Сделав глубокий вдох, она все-таки смогла взять себя в руки. Слезы ничему и никогда не помогают — ей стало ясно это еще тогда, когда умер Грег.
Она позвонила Чарльзу домой. Его слуга сообщил, что хозяин еще не вернулся из Фонда. Сильвия позвонила туда.
— Недавай ему больше этого лекарства, — сказал Чарльз. — Не заметила ли ты каких-нибудь изменений к лучшему?
— Нет. Прошло слишком мало времени, чтобы могли быть зарегистрированы какие-нибудь изменения, ты согласен со мной?
— Да, согласен. Но пока ничего нельзя сказать определенно. Следующая доза может вызвать у мальчика еще более негативную реакцию. Так что лучше вылей содержимое флакончика в туалет. Кстати, у тебя есть дома бенадрил?
Сильвия мысленно перебрала все, что у нее имелось в аптечке.
— Кажется, есть — такая зеленая жидкость, да?
— Отлично! Дай ему две чайные ложки. Он перестанет чесаться.
— Спасибо, Чарльз. — Сильвия сделала паузу, а затем спросила: — Как дела у Алана?
— Твой драгоценный доктор Балмер чувствует себя хорошо. Лучше, чем я, — ответил Чарльз раздраженно.
Что-то странное почувствовалось в его голосе... какое-то непонятное напряжение...
Обычно Чарльз никогда не проявлял эмоций. Сильвия забеспокоилась:
— Что-то не в порядке?
— Нет. — Она услышала усталый вздох на противоположном конце провода. — Все в порядке. Мы начинаем его обследовать завтра утром.
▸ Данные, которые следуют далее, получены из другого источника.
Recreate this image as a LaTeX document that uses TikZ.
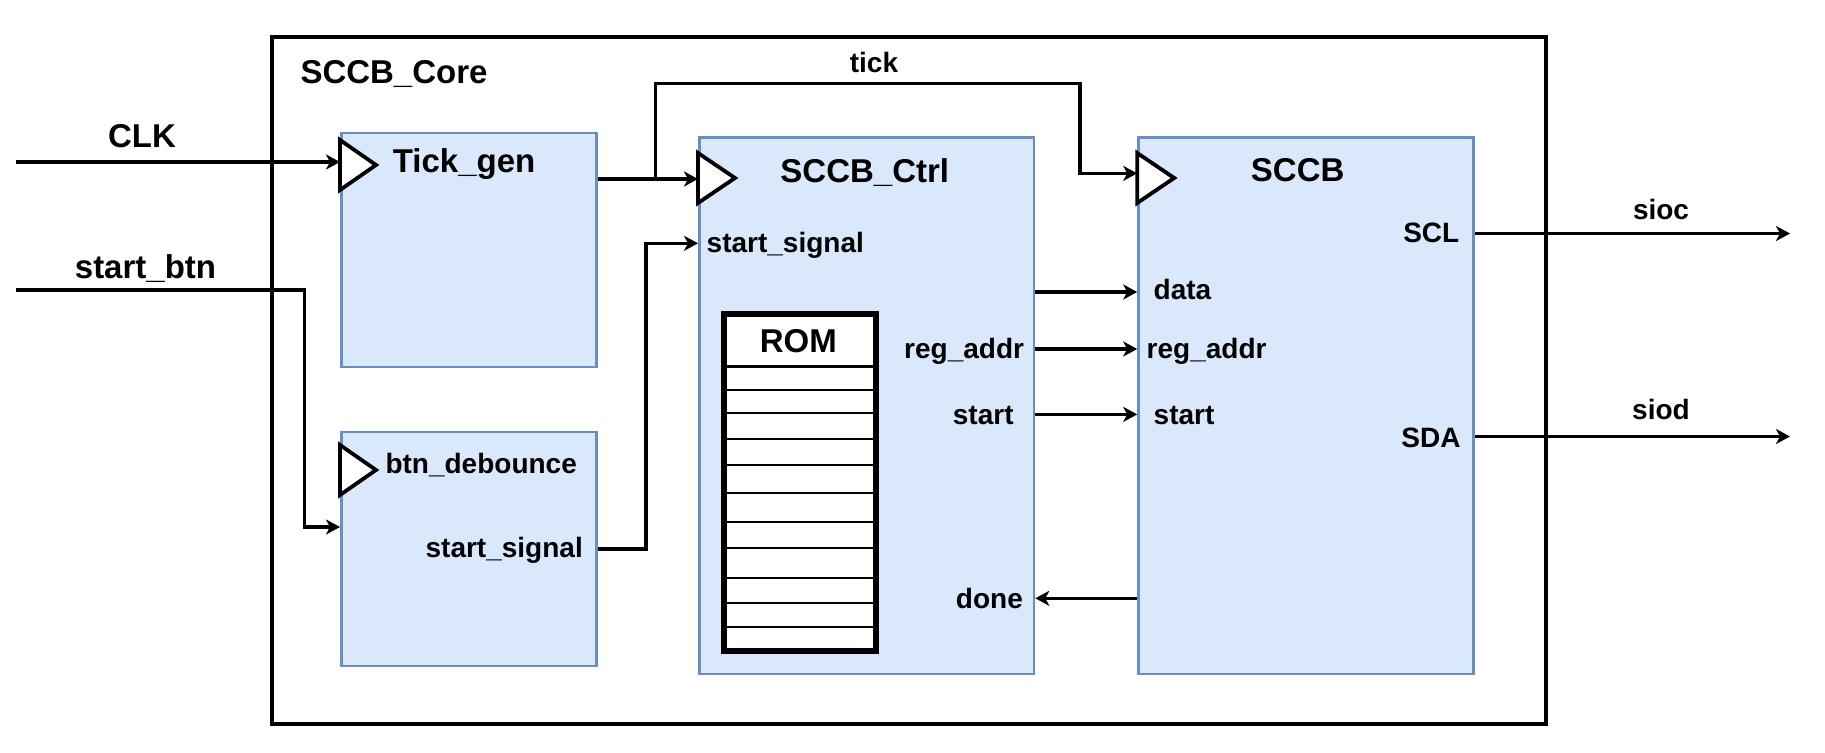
\documentclass[tikz,border=0pt]{standalone}
\usepackage{fontspec}
\setmainfont{Liberation Sans}
\usetikzlibrary{arrows.meta}
\definecolor{blkfill}{HTML}{DAE8FC}
\definecolor{blkline}{HTML}{6C8EBF}
\tikzset{
  blk/.style={draw=blkline, fill=blkfill, line width=2.7pt, rectangle, inner sep=0pt, anchor=north west},
  outer/.style={draw=black, line width=4pt, rectangle, inner sep=0pt, anchor=north west},
  wire/.style={draw=black, line width=3.3pt},
  arr/.style={wire, -{Stealth[length=14pt,width=15pt,inset=4pt]}},
  clktri/.style={draw=black, fill=white, line width=3.8pt, line join=miter},
  big/.style={font=\fontsize{33}{40}\selectfont\bfseries, inner sep=0pt, text height=23.5pt, text depth=0pt},
  small/.style={font=\fontsize{28}{33}\selectfont\bfseries, inner sep=0pt, text height=20pt, text depth=0pt},
  romrow/.style={draw=black, line width=2.4pt},
}
\begin{document}
\begin{tikzpicture}[x=1pt,y=-1pt]
\useasboundingbox (0,0) rectangle (1825,752);
% outer box
\node[outer, minimum width=1273.5pt, minimum height=686.6pt] (core) at (270,35) {};
\node[big, anchor=west] (corelbl) at (300.3,72.2) {SCCB\_Core};
% blocks
\node[blk, minimum width=254.8pt, minimum height=233.8pt] (tick) at (340,131.7) {};
\node[blk, minimum width=254.8pt, minimum height=234pt] (deb) at (340,430.6) {};
\node[blk, minimum width=334.6pt, minimum height=536.5pt] (ctrl) at (698,136.2) {};
\node[blk, minimum width=335.2pt, minimum height=536.5pt] (sccb) at (1137.2,136.2) {};
% ROM
\node[draw=black, fill=white, line width=4pt, rectangle, inner sep=0pt, anchor=north west,
      minimum width=150pt, minimum height=334.8pt] (rom) at (723.2,312.7) {};
\foreach \yy in {390,413,439,465,493,522,548,578,603,627}{
  \draw[romrow] (rom.west |- 0,\yy) -- (rom.east |- 0,\yy);
}
\draw[romrow, line width=3pt] (rom.west |- 0,366.7) -- (rom.east |- 0,366.7);
\draw[draw=black, line width=4pt] (rom.north west) rectangle (rom.south east);
\node[big] (romlbl) at (798.4,341) {ROM};
% clock triangles
\draw[clktri] (tick.west |- 0,140) -- ++(36,25) -- ++(-36,25) -- cycle;
\draw[clktri] (ctrl.west |- 0,153) -- ++(37,25) -- ++(-37,25) -- cycle;
\draw[clktri] (sccb.west |- 0,153) -- ++(37,25) -- ++(-37,25) -- cycle;
\draw[clktri] (deb.west |- 0,445) -- ++(36,25) -- ++(-36,25) -- cycle;
% block labels
\node[big, anchor=west] (ticklbl) at (392.7,160.5) {Tick\_gen};
\node[big] (ctrllbl) at (864.8,171) {SCCB\_Ctrl};
\node[big] (sccblbl) at (1297.7,170) {SCCB};
\node[small, anchor=west] (deblbl) at (385.3,463) {btn\_debounce};
\node[small, anchor=east] (debss) at (583,547) {start\_signal};
\node[small, anchor=west] (ctrlss) at (706.5,242) {start\_signal};
\node[small, anchor=east] (ctrlra) at (1024.2,348) {reg\_addr};
\node[small, anchor=east] (ctrlst) at (1013.8,414) {start};
\node[small, anchor=east] (ctrldn) at (1023,598) {done};
\node[small, anchor=west] (sccbdata) at (1153.5,289.8) {data};
\node[small, anchor=west] (sccbra) at (1146.5,348) {reg\_addr};
\node[small, anchor=west] (sccbst) at (1153.5,414) {start};
\node[small, anchor=east] (scl) at (1459.5,232.8) {SCL};
\node[small, anchor=east] (sda) at (1460.7,437.6) {SDA};
% external labels
\node[big] (clklbl) at (142,136) {CLK};
\node[big] (sblbl) at (145.5,266.5) {start\_btn};
\node[small] (ticksig) at (874,62.9) {tick};
\node[small] (sioclbl) at (1661,209.5) {sioc};
\node[small] (siodlbl) at (1661,409.7) {siod};
% free ends
\coordinate (clkin) at (16,162);
\coordinate (sbin) at (16,290);
\coordinate (siocout) at (1790,233.5);
\coordinate (siodout) at (1790,436.5);
\coordinate (br) at (655.3,179);
% connectors
\draw[arr] (clkin) -- (tick.west |- clkin);
\draw[arr] (sbin) -| (304.3,527) -- (deb.west |- 0,527);
\draw[arr] (tick.east |- br) -- (ctrl.west |- br);
\draw[arr] (br) |- (1080.1,83.8) |- (sccb.west |- 0,173.4);
\draw[arr] (deb.east |- 0,549) -| (646,243.3) -- (ctrl.west |- 0,243.3);
\draw[arr] (ctrl.east |- 0,292) -- (sccb.west |- 0,292);
\draw[arr] (ctrl.east |- 0,349) -- (sccb.west |- 0,349);
\draw[arr] (ctrl.east |- 0,414.4) -- (sccb.west |- 0,414.4);
\draw[arr] (sccb.west |- 0,598.3) -- (ctrl.east |- 0,598.3);
\draw[arr] (sccb.east |- siocout) -- (siocout);
\draw[arr] (sccb.east |- siodout) -- (siodout);
\end{tikzpicture}
\end{document}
— Вы ведь не навредите ему, правда?
— Господи, Сильвия! Все у него будет в порядке. Только ради Бога не задавай этих дурацких вопросов, ладно?
— Хорошо. Прости, что я спрашиваю тебя об этом.
— Прости и ты, дорогая. Я просто здесь немного запарился. Позвоню тебе позже, узнаю, как дела у мальчика.
Сославшись на то, что ему нужно проверить кое-какие данные, он попрощался и повесил трубку, а Сильвия так и осталась стоять с телефонной трубкой в руке. Чарльз чем-то взволнован, и это плохо. И кроме того — в голосе его чувствовалась какая-то неуверенность, создавалось впечатление, будто он утратил веру в себя — что совсем уже не лезло ни в какие рамки.
Наконец она положила трубку на рычаги и отправилась искать бенадрил. Ее собственный дом казался ей теперь пустым и холодным. Алан пробыл в нем всего три дня и три ночи, но согрел своим присутствием Тоад-Холл так, как этого не случалось со времени его основания.
По прошествии множества лет ей было так необычно скучать по кому-то!
Едва Сильвия успела дать Джеффи антигистаминный препарат, как раздался телефонный звонок. Сердце ее бешено заколотилось, когда она узнала его голос:
— Одинокая лягушка вызывает миссис Тоад.
— Алан!
Он рассказал ей все: и про мистера К., и про то, как он исцелил его, и про то, как на это реагировал Чарльз.